A student enrolled in one of the many automotive technology courses was a mechanical engineering graduate from a four-year degree programme. When I asked him why he felt the need to take a short diploma course designed for high school graduates he replied that he needed the hands-on experience it provided because in all his years in university they were never shown an engine.
Even a quick glance at the applicant data for programmes leaves one with so many questions: Why are there PhD holders and almost a thousand MA/MS degree holders that still feel the need to take a course in Microsoft Office? Why are there hundreds of applicants with degrees applying for cooking / chef / pastry making courses? Why are many hundreds of degree-holders applying for courses in electrical appliance repair?
Data compiled of more that 60 percent of applicants gives the number of applicants from each university applying to these programmes. The top-10 include the 1) University of Punjab, 2) various degree colleges across the country, 3) Allama Iqbal Open University (AIOU), 4) University of Sindh Jamshoro, 5) University of Karachi, 6) Bahauddin Zakariya University Multan, 7) Islamia University Bahawalpur, 8) University of Peshawar, 9) Government College University Faisalabad and 10) University of Balochistan Quetta. Applicants from these institutions range from many thousands to about 1300.
The first 85 universities in the list have more than 100 applicants each. The entire list is 291 long and includes almost all local universities and institutes. At the tail end there are a lot of university names from the UK, China, and other countries, usually with one applicant each. Noticeably absent from this, albeit partial, dataset are the names of NUST and LUMS. In a sense, this list serves as the job market’s (reverse-)ranking of universities by employability.
A few days ago, I had the opportunity to be a part of a fact-finding mission that talked to a large group of about 100 university faculty members from various universities and a similar number of students where we tried to find some answers. Among the many questions we asked them was if they felt ready for the workplace. The overwhelming response was: No.
Further digging revealed that, contrary to what it says on paper, most universities simply skip over all practical / lab components of programmes. Students at one university complained that their Zoology lab owned a total of five microscopes, of which only two were functional. Faculty at another university said that they could not conduct practicals because they are chronically out of chemical supplies. Another university does not have a single permanently appointed faculty member and is operating with an all-adjunct (short-term contractually hired) faculty. Yet another university did not have a lab at all and had to do with a makeshift lab running out of a rented space. Contrary to what their programme descriptions state, a lot of students graduate without any practical experience. These universities have dropped the ball.
Since there is no cost of attending Skills for All programmes, the government (the taxpayer) is footing the bill for the Kamyab Jawan programme. Depending on the programme, the cost of each applicant to the national exchequer ranges between Rs60,000 and Rs100,000. The cost of the entire programme is around the Rs40 billion mark.

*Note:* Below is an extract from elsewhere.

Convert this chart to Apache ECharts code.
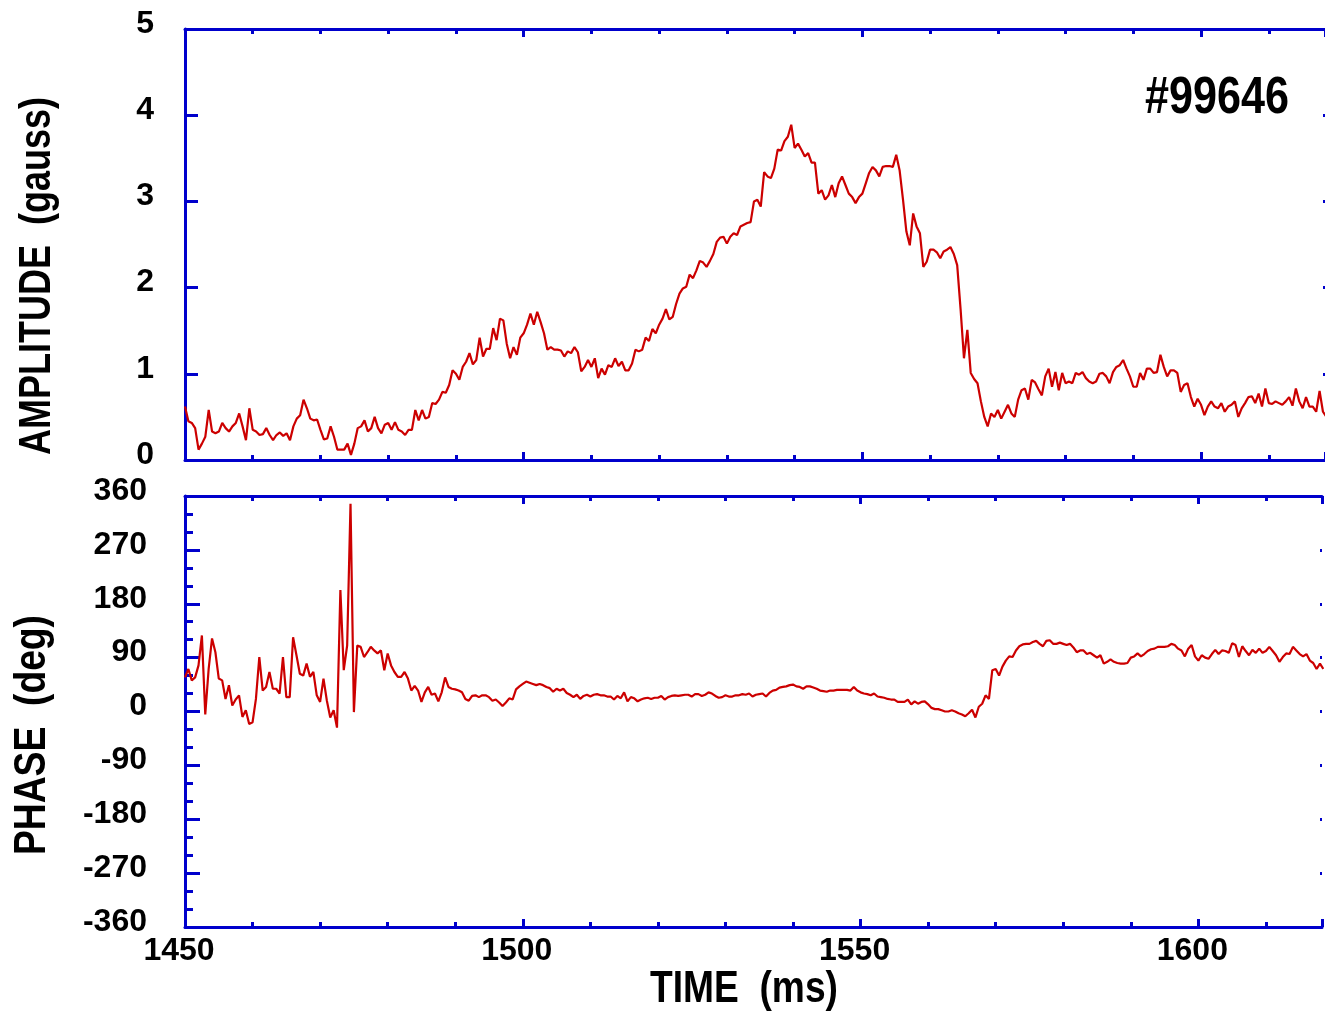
<!DOCTYPE html>
<html><head><meta charset="utf-8">
<script src="https://cdn.jsdelivr.net/npm/echarts@6/dist/echarts.min.js"></script>
<style>html,body{margin:0;padding:0;background:#fff}#chart{width:1325px;height:1014px}</style>
</head><body><div id="chart"></div>
<script>
// ---- data (sampled every 0.5 ms starting at 1450 ms) ----
const timeStart = 1450;
const timeStep = 0.5;
const amplitude = [
0.62,0.45,0.43,0.37,0.12,0.19,0.27,0.58,0.33,0.31,
0.33,0.43,0.37,0.33,0.39,0.43,0.54,0.39,0.23,0.60,
0.35,0.33,0.29,0.30,0.37,0.29,0.23,0.29,0.32,0.28,
0.31,0.23,0.39,0.48,0.52,0.70,0.60,0.48,0.46,0.47,
0.35,0.24,0.25,0.39,0.27,0.12,0.12,0.12,0.19,0.06,
0.19,0.37,0.39,0.46,0.33,0.37,0.50,0.37,0.31,0.41,
0.43,0.35,0.44,0.35,0.33,0.29,0.35,0.35,0.58,0.46,
0.58,0.48,0.50,0.66,0.65,0.70,0.79,0.78,0.87,1.04,
1.00,0.93,1.08,1.14,1.24,1.11,1.16,1.42,1.20,1.29,
1.29,1.53,1.39,1.64,1.62,1.35,1.18,1.31,1.22,1.42,
1.47,1.57,1.70,1.57,1.72,1.60,1.47,1.28,1.31,1.28,
1.28,1.27,1.20,
1.26,1.24,1.31,1.25,1.03,1.08,1.16,1.08,1.18,0.95,
1.06,0.99,1.10,1.08,1.18,1.09,1.14,1.04,1.04,1.12,
1.28,1.26,1.28,1.42,1.38,1.52,1.47,1.57,1.64,1.75,
1.63,1.66,1.81,1.93,1.99,2.01,2.15,2.11,2.20,2.31,
2.29,2.24,2.31,2.39,2.53,2.58,2.59,2.51,2.59,2.63,
2.61,2.71,2.73,2.75,2.76,3.00,3.02,2.94,3.34,3.29,
3.27,3.38,3.60,3.59,3.70,3.75,3.89,3.62,3.67,3.60,
3.52,3.56,3.45,3.45,3.09,3.13,3.02,3.07,3.19,3.05,
3.21,3.29,3.19,3.09,3.05,2.98,3.05,3.09,3.21,3.33,
3.40,3.36,3.29,3.40,3.41,3.41,3.40,3.54,3.36,3.02,
2.65,2.49,2.86,2.71,2.63,2.24,2.30,2.44,2.44,2.41,
2.34,2.42,2.44,2.47,2.39,2.26,1.75,
1.18,1.51,1.01,0.94,0.89,0.68,0.50,0.39,0.54,0.50,
0.58,0.48,0.56,0.64,0.54,0.50,0.70,0.81,0.83,0.70,
0.93,0.90,0.82,0.75,0.97,1.06,0.85,1.02,0.81,1.01,
0.89,0.91,0.89,1.01,0.99,1.02,0.95,0.91,0.89,0.91,
1.00,1.01,0.97,0.89,1.02,1.08,1.10,1.16,1.06,0.97,
0.85,0.85,1.01,0.93,1.06,1.06,1.01,1.02,1.22,1.08,
0.97,1.04,1.04,1.01,0.79,0.87,0.89,0.73,0.62,0.71,
0.64,0.52,0.62,0.68,0.62,0.60,0.66,0.56,0.62,0.64,
0.68,0.50,0.60,0.66,0.73,0.74,0.66,0.77,0.62,0.83,
0.66,0.65,0.68,0.66,0.64,0.68,0.73,0.63,0.83,0.68,
0.60,0.73,0.62,0.62,0.56,0.80,0.56,0.50
];
const phase = [
57,71,52,57,77,127,-5,71,122,99,55,52,21,44,10,20,27,-9,2,-21,-18,21,91,35,41,66,38,38,
30,91,24,24,124,94,63,60,80,58,66,27,16,55,18,-10,2,-27,203,69,110,347,-1,110,108,
91,99,108,102,97,102,69,97,77,66,58,58,66,55,35,43,35,16,32,41,
28,30,17,32,57,41,38,37,35,32,
21,18,26,27,24,27,27,24,18,20,
15,9,15,22,20,37,42,46,50,48,
46,44,46,44,41,39,33,38,35,38,
31,28,24,28,21,26,28,25,28,29,
27,27,25,25,20,26,22,32,17,24,
22,17,20,22,23,21,23,23,26,20,
24,26,27,26,27,28,28,25,29,29,
26,28,32,30,26,23,24,27,25,25,
27,27,29,28,30,
25,28,29,30,25,31,35,36,40,41,
42,44,45,42,41,38,42,42,40,38,
35,34,33,35,35,36,36,36,36,35,
41,35,32,30,29,27,30,25,24,23,
21,20,20,16,16,16,20,12,17,13,
16,17,12,6,4,4,2,0,0,2,
0,-3,-5,-8,-3,3,-10,8,13,27,
21,69,71,60,75,85,92,91,102,109,
112,113,113,116,118,113,109,118,119,113,
113,115,113,111,113,107,99,102,102,96,
98,94,90,94,80,83,87,83,81,80,
80,81,90,92,97,92,96,101,104,105,
108,108,108,109,113,111,105,102,92,105,
111,92,85,94,90,88,96,103,96,102,
101,98,114,111,91,109,101,94,103,98,
105,98,101,108,101,94,83,91,97,96,
108,102,96,92,96,85,81,71,80,71
];
const timeTicks = [1450, 1500, 1550, 1600];
const timeMax = 1618.3;
const ampTicks = [0, 1, 2, 3, 4, 5];
const phaseTicks = [-360, -270, -180, -90, 0, 90, 180, 270, 360];
const shotLabel = '#99646';
const ampTitle = 'AMPLITUDE  (gauss)';
const phaseTitle = 'PHASE  (deg)';
const timeTitle = 'TIME  (ms)';

// ---- styling ----
const BLUE = '#0000cc';
const RED = '#cc0000';
const FONT = '"Liberation Sans Narrow", "Liberation Sans", Arial, sans-serif';
const TICK_FONT = 32;

const time = amplitude.map((_, i) => timeStart + i * timeStep);
const ampData = amplitude.map((v, i) => [time[i], v]);
const phaseData = phase.map((v, i) => [time[i], v]);

// x axes: one for minor ticks (every 10 ms) with line + labels, one for the longer 50 ms ticks
function xMinor(grid, position, withLabels) {
  return {
    type: 'value', gridIndex: grid, position: position,
    min: timeTicks[0], max: timeMax, interval: 10,
    axisLine: { show: true, onZero: false, lineStyle: { color: BLUE, width: 3 } },
    axisTick: { show: true, inside: true, length: 5, lineStyle: { color: BLUE, width: 3 } },
    splitLine: { show: false },
    axisLabel: {
      show: withLabels, margin: 8, color: '#000', fontSize: TICK_FONT, fontWeight: 'bold', fontFamily: FONT,
      padding: [0, 12, 0, 0], showMinLabel: true, showMaxLabel: true, hideOverlap: false,
      formatter: v => (timeTicks.indexOf(Math.round(v * 1000) / 1000) >= 0 ? String(v) : '')
    }
  };
}
function xMajor(grid, position) {
  return {
    type: 'value', gridIndex: grid, position: position,
    min: timeTicks[0], max: timeMax, interval: 50,
    axisLine: { show: false, onZero: false },
    axisTick: { show: true, inside: true, length: 8, lineStyle: { color: BLUE, width: 3 } },
    splitLine: { show: false },
    axisLabel: { show: false }
  };
}
function yAxisDef(grid, position, ticks, tickLen, minor, withLabels, margin) {
  return {
    type: 'value', gridIndex: grid, position: position,
    min: ticks[0], max: ticks[ticks.length - 1], interval: ticks[1] - ticks[0],
    axisLine: { show: withLabels, onZero: false, lineStyle: { color: BLUE, width: 3 } },
    axisTick: { show: true, inside: true, length: tickLen, lineStyle: { color: BLUE, width: 3 } },
    minorTick: { show: !!minor, splitNumber: minor || 5, length: 8, lineStyle: { color: BLUE, width: 3 } },
    splitLine: { show: false }, minorSplitLine: { show: false },
    axisLabel: {
      show: withLabels, margin: margin, color: '#000', fontSize: TICK_FONT, fontWeight: 'bold', fontFamily: FONT,
      verticalAlign: 'bottom', lineHeight: 10, showMinLabel: true, showMaxLabel: true
    }
  };
}

// fit title text to the measured width of the reference by horizontal scaling
const measureCtx = document.createElement('canvas').getContext('2d');
function titleText(text, size, cx, cy, rot, targetWidth) {
  measureCtx.font = 'bold ' + size + 'px ' + FONT;
  const w = measureCtx.measureText(text).width || targetWidth;
  const sx = targetWidth / w;
  return {
    type: 'text', x: cx, y: cy, rotation: rot, scaleX: sx, scaleY: 1,
    style: { text: text, fontSize: size, fontWeight: 'bold', fontFamily: FONT, fill: '#000',
             align: 'center', verticalAlign: 'middle', textAlign: 'center', textVerticalAlign: 'middle' }
  };
}

const chart = echarts.init(document.getElementById('chart'), null, { renderer: 'canvas' });
chart.setOption({
  animation: false,
  backgroundColor: '#fff',
  grid: [
    { left: 185, top: 29, right: 0, height: 431 },
    { left: 185, top: 496, right: 0, height: 431 }
  ],
  xAxis: [
    xMinor(0, 'bottom', false),
    xMinor(0, 'top', false),
    xMajor(0, 'bottom'),
    xMajor(0, 'top'),
    xMinor(1, 'bottom', true),
    xMinor(1, 'top', false),
    xMajor(1, 'bottom'),
    xMajor(1, 'top')
  ],
  yAxis: [
    yAxisDef(0, 'left', ampTicks, 13, 0, true, 31),
    yAxisDef(0, 'right', ampTicks, 2, 0, false, 8),
    yAxisDef(1, 'left', phaseTicks, 15, 3, true, 38),
    yAxisDef(1, 'right', phaseTicks, 2, 0, false, 8)
  ],
  series: [
    { type: 'line', xAxisIndex: 0, yAxisIndex: 0, data: ampData, showSymbol: false,
      lineStyle: { color: RED, width: 2.2 }, itemStyle: { color: RED } },
    { type: 'line', xAxisIndex: 4, yAxisIndex: 2, data: phaseData, showSymbol: false,
      lineStyle: { color: RED, width: 2.2 }, itemStyle: { color: RED } }
  ],
  graphic: [
    titleText(ampTitle, 44, 38, 276, Math.PI / 2, 358),
    titleText(phaseTitle, 44, 33, 735, Math.PI / 2, 240),
    titleText(timeTitle, 44, 744, 990, 0, 188),
    titleText(shotLabel, 52, 1217, 99, 0, 144)
  ]
});
</script>
</body></html>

For reference, the non-development budget of the entire higher education sector for 2021-2022 is Rs66 billion.
The question that underlies all the facts, figures, and numbers of the Skills for All programme is this: Why have universities relegated the practical components of their educational programmes to mere formalities that only exist on paper? The Kamyab Jawan programme amounts to a subsidy to paper over the failures of at least those universities that send large numbers of applicants to Skills for All programmes. The internship programme for new graduates paying Rs30,000 per month announced a few days ago is more of the same. That money would be better spent buying missing lab supplies, new computers, paying internet connection bills, and building missing labs. These measures are band-aids, not solutions addressing the underlying rot.
A solution would address these shortcomings in university programmes and hold their leaders to account. Some of these same universities are partners in the Kamyab Jawan programme and literally have their own degree graduates return for these more practical oriented training programmes. How does that make sense?
And yet, this is what happens when politicians are more interested in earning brownie points by giving handouts than solving systemic problems for the long term. The PMO now wishes to throw more money at the problem by taking in another Rs1 million into this programme of (as of yet) unproven efficacy (only anecdotes and cherry-picked success stories), rather than fixing the broken parts of the school and higher education system.
Among the learning outcomes of modern undergraduate programmes (even in Pakistan) is a person’s ability to search and acquire new knowledge outside classroom settings and become an independent learner: the ability to learn by oneself. In today’s world, a new graduate is estimated to change careers five times during their working life. There is a legitimate need for vocational skills training programmes, particularly for people with a high-school education or less, but here we have undergraduates, graduate, and doctoral degree-holders (supposedly capable of doing independent research) applying to them.
Around the world even societies with well-established higher-ed sectors are questioning whether degrees are serving their purpose of signaling competence to employers. Increasingly, the answer is a resounding no (The Chronicle of Higher Education, ‘The Future of the Degree - How colleges can survive the new credential economy’, 2017). That era is slipping away. The 21 century requires signaling a different set of skills – the ability to learn and relearn, work collaboratively, critical thinking, research, evaluate information and solve problems, etc. all the things our school and higher-ed systems gloss over.
When there is only one book and one curriculum that teaches one way of doing things, one view, one opinion on everything, there will be no research, no reading of other books, there can be no differing views, no critical analysis, no need to collaborate, and no debates.
The writer (she/her) has a PhD in Education.